2) There is no related work section. The authors should add such a section and explain clearly what the differences are between the prior work and the solution presented in this paper.

Reply: We added a Related Work section and moved the relevant material there. We also added text to clarify the differences between our work and each of the existing works.

3) The number of cited works is very small. The literature review is incomplete. Several relevant references are missing.

Reply: We have added a few more related works, but the literature on non-gradient based methods for neural networks is very limited and we had a hard time finding other works. It would be helpful if the Reviewer would point us to what relevant references we are missing and we will gladly add them.

4) The authors should add a table that compares the key characteristics of prior work to highlight their differences and limitations. The authors may also consider adding a line in the table to describe the proposed solution.

Reply: We have added a table comparing the computation complexity in N, d, h, the loss function that is optimized and the global optimum guarantees for different algorithms from the related works section. Some papers are just theoretical without an algorithm, so they were not included.

5) Figures 4 onwards are too small. Consider splitting them into separate figures.

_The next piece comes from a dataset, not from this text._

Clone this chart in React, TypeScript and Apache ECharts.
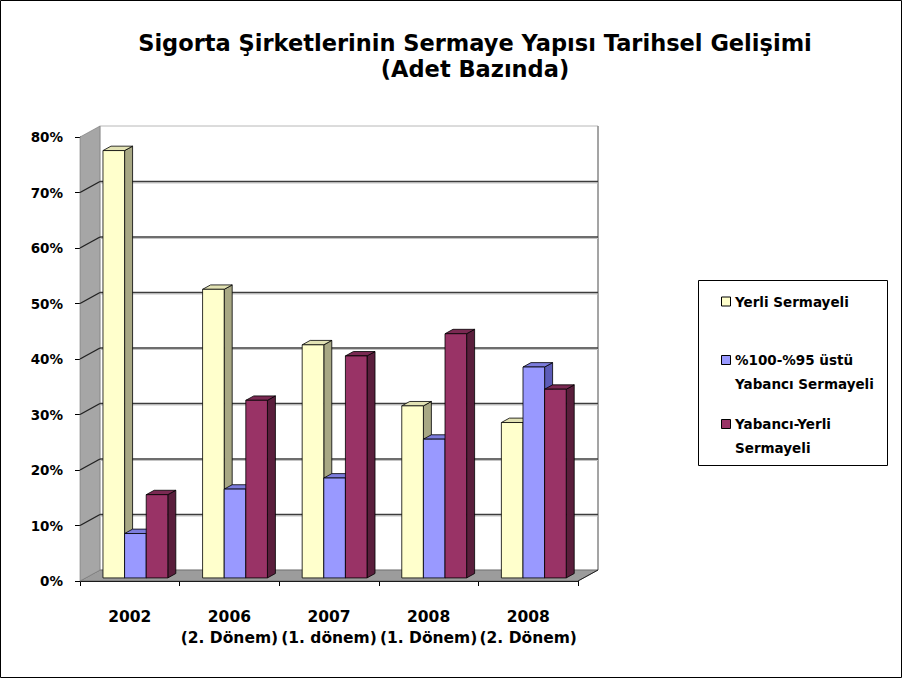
import React, { useEffect, useRef } from "react";
import * as echarts from "echarts";

const categories = ["2002", "2006\n(2. Dönem)", "2007\n(1. dönem)", "2008\n(1. Dönem)", "2008\n(2. Dönem)"];
const seriesNames = ["Yerli Sermayeli", "%100-%95 üstü Yabancı Sermayeli", "Yabancı-Yerli Sermayeli"];
const legendLines = [["Yerli Sermayeli"], ["%100-%95 üstü", "Yabancı Sermayeli"], ["Yabancı-Yerli", "Sermayeli"]];
const yerliSermayeli = [77, 52, 42, 31, 28];
const yabanciSermayeli = [8, 16, 18, 25, 38];
const yabanciYerliSermayeli = [15, 32, 40, 44, 34];
const yMin = 0;
const yMax = 80;
const yStep = 10;

const FONT = "'DejaVu Sans', 'Noto Sans', sans-serif";
const palette = [
  { front: "#FFFFCC", side: "#A8A884", top: "#E2E2B4" },
  { front: "#9999FF", side: "#5C5CB8", top: "#7C7CDC" },
  { front: "#993366", side: "#5A1E3C", top: "#7A2952" },
];
const D = { x: 20, y: -11 };
const T0 = 0.28;
const T1 = 0.68;

function makeBarRender(k: number) {
  return (params: any, api: any) => {
    const i = api.value(0);
    const v = api.value(1);
    const top = api.coord([i, v]);
    const base = api.coord([i, 0]);
    const catW = api.size([1, 0])[0];
    const bw = catW * 0.217;
    const x0 = top[0] + D.x * T0 + (k - 1.5) * bw;
    const x1 = x0 + bw;
    const yT = top[1] + D.y * T0;
    const yB = base[1] + D.y * T0;
    const dx = D.x * (T1 - T0);
    const dy = D.y * (T1 - T0);
    const c = palette[k];
    const st = { stroke: "#000", lineWidth: 0.8 };
    return {
      type: "group",
      children: [
        { type: "polygon", shape: { points: [[x1, yT], [x1 + dx, yT + dy], [x1 + dx, yB + dy], [x1, yB]] }, style: { fill: c.side, ...st } },
        { type: "polygon", shape: { points: [[x0, yT], [x1, yT], [x1 + dx, yT + dy], [x0 + dx, yT + dy]] }, style: { fill: c.top, ...st } },
        { type: "rect", shape: { x: x0, y: yT, width: bw, height: yB - yT }, style: { fill: c.front, ...st } },
      ],
    };
  };
}

function renderWalls(params: any, api: any) {
  const cs = params.coordSys;
  const L = cs.x, R = cs.x + cs.width, T = cs.y, B = cs.y + cs.height;
  const children: any[] = [];
  children.push({ type: "rect", shape: { x: L + D.x, y: T + D.y, width: R - L, height: B - T }, style: { fill: "#fff", stroke: "#b8b8b8", lineWidth: 1 } });
  children.push({ type: "line", shape: { x1: R + D.x, y1: T + D.y, x2: R + D.x, y2: B + D.y }, style: { stroke: "#808080", lineWidth: 1.2 } });
  children.push({ type: "polygon", shape: { points: [[L, B], [L + D.x, B + D.y], [R + D.x, B + D.y], [R, B]] }, style: { fill: "#9c9c9c", stroke: "#555", lineWidth: 0.6 } });
  children.push({ type: "polygon", shape: { points: [[L, T], [L + D.x, T + D.y], [L + D.x, B + D.y], [L, B]] }, style: { fill: "#a6a6a6", stroke: "#777", lineWidth: 0.6 } });
  for (let t = yMin + yStep; t < yMax; t += yStep) {
    const yf = api.coord([0, t])[1];
    children.push({ type: "line", shape: { x1: L + D.x, y1: yf + D.y + 1.5, x2: R + D.x, y2: yf + D.y + 1.5 }, style: { stroke: "#c4c4c4", lineWidth: 1 } });
    children.push({ type: "line", shape: { x1: L + D.x, y1: yf + D.y, x2: R + D.x, y2: yf + D.y }, style: { stroke: "#3c3c3c", lineWidth: 1.6 } });
    children.push({ type: "line", shape: { x1: L, y1: yf, x2: L + D.x, y2: yf + D.y }, style: { stroke: "#222", lineWidth: 1.4 } });
  }
  children.push({ type: "line", shape: { x1: R, y1: B, x2: R + D.x, y2: B + D.y }, style: { stroke: "#222", lineWidth: 1 } });
  return { type: "group", children };
}

export default function App() {
  const ref = useRef<HTMLDivElement>(null);
  useEffect(() => {
    const chart = echarts.init(ref.current!, null, { renderer: "svg" });
    const legendGraphics: any[] = [
      { type: "rect", shape: { x: 698.5, y: 280.5, width: 189, height: 185 }, style: { fill: "#fff", stroke: "#000", lineWidth: 1 } },
    ];
    const itemTops = [301.5, 360, 424];
    legendLines.forEach((lines, k) => {
      legendGraphics.push({ type: "rect", shape: { x: 721.5, y: itemTops[k] - 4.5, width: 9, height: 9 }, style: { fill: palette[k].front, stroke: "#000", lineWidth: 1 } });
      lines.forEach((ln, j) => {
        legendGraphics.push({
          type: "text",
          x: 735,
          y: itemTops[k] + j * 24,
          style: { text: ln, fontFamily: FONT, fontSize: 13.5, fontWeight: "bold", fill: "#000", textVerticalAlign: "middle", textAlign: "left" },
        });
      });
    });
    const seriesData = [yerliSermayeli, yabanciSermayeli, yabanciYerliSermayeli];
    chart.setOption({
      animation: false,
      backgroundColor: "#fff",
      title: {
        text: "Sigorta Şirketlerinin Sermaye Yapısı Tarihsel Gelişimi\n(Adet Bazında)",
        left: 470,
        top: 25,
        textAlign: "center",
        textStyle: { fontFamily: FONT, fontSize: 22.5, fontWeight: "bold", color: "#000", lineHeight: 26 },
      },
      grid: { left: 80, right: 325, top: 137, bottom: 98 },
      xAxis: {
        type: "category",
        data: categories,
        axisLine: { show: true, lineStyle: { color: "#000", width: 1 } },
        axisTick: { show: true, length: 5, lineStyle: { color: "#000" } },
        axisLabel: { fontFamily: FONT, fontSize: 15.5, fontWeight: "bold", color: "#000", lineHeight: 21, margin: 25, interval: 0 },
        splitLine: { show: false },
      },
      yAxis: {
        type: "value",
        min: yMin,
        max: yMax,
        interval: yStep,
        axisLine: { show: true, lineStyle: { color: "#000", width: 1 } },
        axisTick: { show: true, length: 5, lineStyle: { color: "#000" } },
        axisLabel: { formatter: "{value}%", fontFamily: FONT, fontSize: 13.5, fontWeight: "bold", color: "#000", margin: 17 },
        splitLine: { show: false },
      },
      series: [
        { type: "custom", name: "walls", renderItem: renderWalls, data: [[0, 0]], clip: false, silent: true, z: 1 },
        ...seriesData.map((arr, k) => ({
          type: "custom",
          name: seriesNames[k],
          renderItem: makeBarRender(k),
          data: arr.map((v, i) => [i, v]),
          clip: false,
          z: 3,
        })),
      ],
      graphic: [
        { type: "rect", shape: { x: 0.5, y: 0.5, width: 901, height: 677 }, style: { fill: "none", stroke: "#000", lineWidth: 1 }, z: 100 },
        ...legendGraphics,
      ],
    });
    return () => chart.dispose();
  }, []);
  return <div ref={ref} style={{ position: "absolute", left: 0, top: 0, width: 903, height: 679 }} />;
}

Reply: We split the figures into many figures and made them larger.

6) The paper has some typos and grammar errors. Authors need to proofread the paper to eliminate all of them.

Reply: We have proofread the paper again.

7) To ensure the reproducibility of the results, the code of the proposed solution should be made public on a website.

Reply: We published the code on GitHub at https://github.com/barbua/ANMIN/, and added a link to it in the paper.

8) The experiments have been carried out with some data that is not publicly available. Authors should make it available on some public websites so that experiments can be reproduced.

Reply: We put the data together with the code on GitHub.